**WHAT IS BEING ASKED:** Skip the pictures and extract all of the lines exactly as written.

**MATERIAL PROVIDED:**
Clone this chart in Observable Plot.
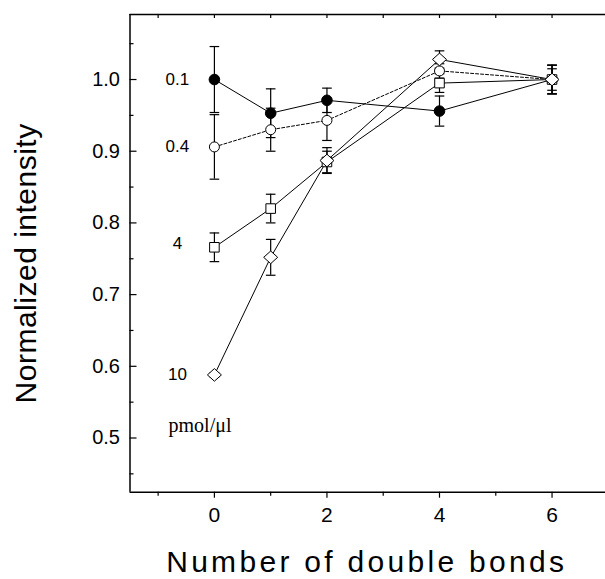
<!DOCTYPE html>
<html>
<head>
<meta charset="utf-8">
<script src="https://cdn.jsdelivr.net/npm/d3@7"></script>
<script src="https://cdn.jsdelivr.net/npm/@observablehq/plot@0.6"></script>
<style>
  html, body { margin: 0; padding: 0; background: #fff; }
  #chart svg { display: block; }
</style>
</head>
<body>
<div id="chart"></div>
<script>
// ---- data ----
const doubleBonds = [0, 1, 2, 4, 6];
const concentrations = ["0.1", "0.4", "4", "10"];
const values01 = [1.000, 0.953, 0.971, 0.956, 1.000];
const errors01 = [0.046, 0.034, 0.017, 0.021, 0.020];
const values04 = [0.906, 0.930, 0.943, 1.012, 1.000];
const errors04 = [0.045, 0.030, 0.028, 0.010, 0.020];
const values4  = [0.766, 0.820, 0.885, 0.995, 1.000];
const errors4  = [0.020, 0.020, 0.015, 0.013, 0.015];
const values10 = [0.588, 0.752, 0.887, 1.028, 1.000];
const errors10 = [0.003, 0.025, 0.018, 0.012, 0.020];
const yMajorTicks = [0.5, 0.6, 0.7, 0.8, 0.9, 1.0];
const yMinorTicks = [0.45, 0.55, 0.65, 0.75, 0.85, 0.95, 1.05];
const xMajorTicks = [0, 2, 4, 6];
const xMinorTicks = [-1, 1, 3, 5];
const xTopTicks = [-1, 0, 1, 2, 3, 4, 5, 6];
const unitLabel = "pmol/\u03bcl";
const xTitle = "Number of double bonds";
const yTitle = "Normalized intensity";

const seriesValues = [values01, values04, values4, values10];
const seriesErrors = [errors01, errors04, errors4, errors10];
const rows = [];
concentrations.forEach((c, i) => {
  doubleBonds.forEach((x, j) => {
    const v = seriesValues[i][j], e = seriesErrors[i][j];
    rows.push({conc: c, x, y: v, lo: v - e, hi: v + e});
  });
});
const firstPoints = rows.filter(d => d.x === 0);
const bySeries = c => rows.filter(d => d.conc === c);

// custom symbols
const hbar = {draw(ctx, size) { const r = Math.sqrt(size / Math.PI); ctx.moveTo(-r, 0); ctx.lineTo(r, 0); }};
const diamond = {draw(ctx, size) { const r = Math.sqrt(size / Math.PI); ctx.moveTo(0, -r * 0.9); ctx.lineTo(r, 0); ctx.lineTo(0, r * 0.9); ctx.lineTo(-r, 0); ctx.closePath(); }};

const xDomain = [-1.5, 6.95];
const yDomain = [0.4244, 1.0907];
const noText = () => "";

const chart = Plot.plot({
  width: 605,
  height: 579,
  marginLeft: 129.5,
  marginRight: 0,
  marginTop: 14,
  marginBottom: 87.3,
  x: {domain: xDomain, label: null},
  y: {domain: yDomain, label: null},
  style: {fontFamily: "'Liberation Sans', Arial, sans-serif", background: "#fff", color: "#000"},
  marks: [
    // frame
    Plot.ruleX([xDomain[0]], {stroke: "#000", strokeWidth: 1.5}),
    Plot.ruleY([yDomain[1]], {stroke: "#000", strokeWidth: 1.5}),
    Plot.ruleY([yDomain[0]], {stroke: "#000", strokeWidth: 1.5}),
    // y axis
    Plot.axisY({ticks: yMajorTicks, tickSize: -7, tickFormat: noText, label: null, strokeWidth: 1.2}),
    Plot.axisY({ticks: yMinorTicks, tickSize: -4, tickFormat: noText, label: null, strokeWidth: 1.2}),
    Plot.axisY({ticks: yMajorTicks, tickSize: 0, tickPadding: 10, tickFormat: d3.format(".1f"), label: null, fontSize: 20}),
    // x axis
    Plot.axisX({ticks: xMajorTicks, tickSize: 6, tickFormat: noText, label: null, strokeWidth: 1.2}),
    Plot.axisX({ticks: xMinorTicks, tickSize: 4, tickFormat: noText, label: null, strokeWidth: 1.2}),
    Plot.axisX({ticks: xMajorTicks, tickSize: 0, tickPadding: 15, label: null, fontSize: 21}),
    Plot.axisX({anchor: "top", ticks: xTopTicks, tickSize: -3, tickFormat: noText, label: null, strokeWidth: 1.2}),
    // titles
    Plot.text([xTitle], {frameAnchor: "bottom", dy: 70, dx: -1, fontSize: 30, textAnchor: "middle", lineAnchor: "middle", text: d => d}),
    Plot.text([yTitle], {frameAnchor: "left", dx: -104, dy: 10, rotate: -90, fontSize: 30, textAnchor: "middle", lineAnchor: "middle", text: d => d}),
    // connecting lines
    Plot.line(bySeries("0.1"), {x: "x", y: "y", stroke: "#000", strokeWidth: 1}),
    Plot.line(bySeries("0.4"), {x: "x", y: "y", stroke: "#000", strokeWidth: 1, strokeDasharray: "3,2"}),
    Plot.line(bySeries("4"), {x: "x", y: "y", stroke: "#000", strokeWidth: 1}),
    Plot.line(bySeries("10"), {x: "x", y: "y", stroke: "#000", strokeWidth: 1}),
    // error bars
    Plot.ruleX(rows, {x: "x", y1: "lo", y2: "hi", stroke: "#000", strokeWidth: 1.2}),
    Plot.dot(rows, {x: "x", y: "lo", symbol: hbar, r: 4.8, stroke: "#000", strokeWidth: 1.2, fill: "none"}),
    Plot.dot(rows, {x: "x", y: "hi", symbol: hbar, r: 4.8, stroke: "#000", strokeWidth: 1.2, fill: "none"}),
    // markers
    Plot.dot(bySeries("0.1"), {x: "x", y: "y", symbol: "circle", r: 5.3, fill: "#000", stroke: "#000", strokeWidth: 1}),
    Plot.dot(bySeries("0.4"), {x: "x", y: "y", symbol: "circle", r: 5, fill: "#fff", stroke: "#000", strokeWidth: 1}),
    Plot.dot(bySeries("4"), {x: "x", y: "y", symbol: "square", r: 5.4, fill: "#fff", stroke: "#000", strokeWidth: 1}),
    Plot.dot(bySeries("10"), {x: "x", y: "y", symbol: diamond, r: 7, fill: "#fff", stroke: "#000", strokeWidth: 1}),
    // series labels
    Plot.text(firstPoints.filter(d => d.conc !== "4"), {x: "x", y: "y", text: "conc", dx: -37, fontSize: 17, textAnchor: "middle"}),
    Plot.text(firstPoints.filter(d => d.conc === "4"), {x: "x", y: "y", text: "conc", dx: -37, dy: -4, fontSize: 17, textAnchor: "middle"}),
    Plot.text([unitLabel], {frameAnchor: "bottom-left", dx: 70, dy: -60, text: d => d, fontSize: 20, fontFamily: "'Liberation Serif', 'Times New Roman', serif", textAnchor: "middle"})
  ]
});
// letter spacing of the axis titles (not a Plot text option)
d3.select(chart).selectAll("text").each(function() {
  const t = this.textContent;
  if (t === xTitle) this.style.letterSpacing = "3.3px";
  if (t === yTitle) this.style.letterSpacing = "0.5px";
});
document.getElementById("chart").appendChild(chart);
</script>
</body>
</html>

**FULL OUTPUT:**
Clone this chart in Observable Plot.
<!DOCTYPE html>
<html>
<head>
<meta charset="utf-8">
<script src="https://cdn.jsdelivr.net/npm/d3@7"></script>
<script src="https://cdn.jsdelivr.net/npm/@observablehq/plot@0.6"></script>
<style>
  html, body { margin: 0; padding: 0; background: #fff; }
  #chart svg { display: block; }
</style>
</head>
<body>
<div id="chart"></div>
<script>
// ---- data ----
const doubleBonds = [0, 1, 2, 4, 6];
const concentrations = ["0.1", "0.4", "4", "10"];
const values01 = [1.000, 0.953, 0.971, 0.956, 1.000];
const errors01 = [0.046, 0.034, 0.017, 0.021, 0.020];
const values04 = [0.906, 0.930, 0.943, 1.012, 1.000];
const errors04 = [0.045, 0.030, 0.028, 0.010, 0.020];
const values4  = [0.766, 0.820, 0.885, 0.995, 1.000];
const errors4  = [0.020, 0.020, 0.015, 0.013, 0.015];
const values10 = [0.588, 0.752, 0.887, 1.028, 1.000];
const errors10 = [0.003, 0.025, 0.018, 0.012, 0.020];
const yMajorTicks = [0.5, 0.6, 0.7, 0.8, 0.9, 1.0];
const yMinorTicks = [0.45, 0.55, 0.65, 0.75, 0.85, 0.95, 1.05];
const xMajorTicks = [0, 2, 4, 6];
const xMinorTicks = [-1, 1, 3, 5];
const xTopTicks = [-1, 0, 1, 2, 3, 4, 5, 6];
const unitLabel = "pmol/\u03bcl";
const xTitle = "Number of double bonds";
const yTitle = "Normalized intensity";

const seriesValues = [values01, values04, values4, values10];
const seriesErrors = [errors01, errors04, errors4, errors10];
const rows = [];
concentrations.forEach((c, i) => {
  doubleBonds.forEach((x, j) => {
    const v = seriesValues[i][j], e = seriesErrors[i][j];
    rows.push({conc: c, x, y: v, lo: v - e, hi: v + e});
  });
});
const firstPoints = rows.filter(d => d.x === 0);
const bySeries = c => rows.filter(d => d.conc === c);

// custom symbols
const hbar = {draw(ctx, size) { const r = Math.sqrt(size / Math.PI); ctx.moveTo(-r, 0); ctx.lineTo(r, 0); }};
const diamond = {draw(ctx, size) { const r = Math.sqrt(size / Math.PI); ctx.moveTo(0, -r * 0.9); ctx.lineTo(r, 0); ctx.lineTo(0, r * 0.9); ctx.lineTo(-r, 0); ctx.closePath(); }};

const xDomain = [-1.5, 6.95];
const yDomain = [0.4244, 1.0907];
const noText = () => "";

const chart = Plot.plot({
  width: 605,
  height: 579,
  marginLeft: 129.5,
  marginRight: 0,
  marginTop: 14,
  marginBottom: 87.3,
  x: {domain: xDomain, label: null},
  y: {domain: yDomain, label: null},
  style: {fontFamily: "'Liberation Sans', Arial, sans-serif", background: "#fff", color: "#000"},
  marks: [
    // frame
    Plot.ruleX([xDomain[0]], {stroke: "#000", strokeWidth: 1.5}),
    Plot.ruleY([yDomain[1]], {stroke: "#000", strokeWidth: 1.5}),
    Plot.ruleY([yDomain[0]], {stroke: "#000", strokeWidth: 1.5}),
    // y axis
    Plot.axisY({ticks: yMajorTicks, tickSize: -7, tickFormat: noText, label: null, strokeWidth: 1.2}),
    Plot.axisY({ticks: yMinorTicks, tickSize: -4, tickFormat: noText, label: null, strokeWidth: 1.2}),
    Plot.axisY({ticks: yMajorTicks, tickSize: 0, tickPadding: 10, tickFormat: d3.format(".1f"), label: null, fontSize: 20}),
    // x axis
    Plot.axisX({ticks: xMajorTicks, tickSize: 6, tickFormat: noText, label: null, strokeWidth: 1.2}),
    Plot.axisX({ticks: xMinorTicks, tickSize: 4, tickFormat: noText, label: null, strokeWidth: 1.2}),
    Plot.axisX({ticks: xMajorTicks, tickSize: 0, tickPadding: 15, label: null, fontSize: 21}),
    Plot.axisX({anchor: "top", ticks: xTopTicks, tickSize: -3, tickFormat: noText, label: null, strokeWidth: 1.2}),
    // titles
    Plot.text([xTitle], {frameAnchor: "bottom", dy: 70, dx: -1, fontSize: 30, textAnchor: "middle", lineAnchor: "middle", text: d => d}),
    Plot.text([yTitle], {frameAnchor: "left", dx: -104, dy: 10, rotate: -90, fontSize: 30, textAnchor: "middle", lineAnchor: "middle", text: d => d}),
    // connecting lines
    Plot.line(bySeries("0.1"), {x: "x", y: "y", stroke: "#000", strokeWidth: 1}),
    Plot.line(bySeries("0.4"), {x: "x", y: "y", stroke: "#000", strokeWidth: 1, strokeDasharray: "3,2"}),
    Plot.line(bySeries("4"), {x: "x", y: "y", stroke: "#000", strokeWidth: 1}),
    Plot.line(bySeries("10"), {x: "x", y: "y", stroke: "#000", strokeWidth: 1}),
    // error bars
    Plot.ruleX(rows, {x: "x", y1: "lo", y2: "hi", stroke: "#000", strokeWidth: 1.2}),
    Plot.dot(rows, {x: "x", y: "lo", symbol: hbar, r: 4.8, stroke: "#000", strokeWidth: 1.2, fill: "none"}),
    Plot.dot(rows, {x: "x", y: "hi", symbol: hbar, r: 4.8, stroke: "#000", strokeWidth: 1.2, fill: "none"}),
    // markers
    Plot.dot(bySeries("0.1"), {x: "x", y: "y", symbol: "circle", r: 5.3, fill: "#000", stroke: "#000", strokeWidth: 1}),
    Plot.dot(bySeries("0.4"), {x: "x", y: "y", symbol: "circle", r: 5, fill: "#fff", stroke: "#000", strokeWidth: 1}),
    Plot.dot(bySeries("4"), {x: "x", y: "y", symbol: "square", r: 5.4, fill: "#fff", stroke: "#000", strokeWidth: 1}),
    Plot.dot(bySeries("10"), {x: "x", y: "y", symbol: diamond, r: 7, fill: "#fff", stroke: "#000", strokeWidth: 1}),
    // series labels
    Plot.text(firstPoints.filter(d => d.conc !== "4"), {x: "x", y: "y", text: "conc", dx: -37, fontSize: 17, textAnchor: "middle"}),
    Plot.text(firstPoints.filter(d => d.conc === "4"), {x: "x", y: "y", text: "conc", dx: -37, dy: -4, fontSize: 17, textAnchor: "middle"}),
    Plot.text([unitLabel], {frameAnchor: "bottom-left", dx: 70, dy: -60, text: d => d, fontSize: 20, fontFamily: "'Liberation Serif', 'Times New Roman', serif", textAnchor: "middle"})
  ]
});
// letter spacing of the axis titles (not a Plot text option)
d3.select(chart).selectAll("text").each(function() {
  const t = this.textContent;
  if (t === xTitle) this.style.letterSpacing = "3.3px";
  if (t === yTitle) this.style.letterSpacing = "0.5px";
});
document.getElementById("chart").appendChild(chart);
</script>
</body>
</html>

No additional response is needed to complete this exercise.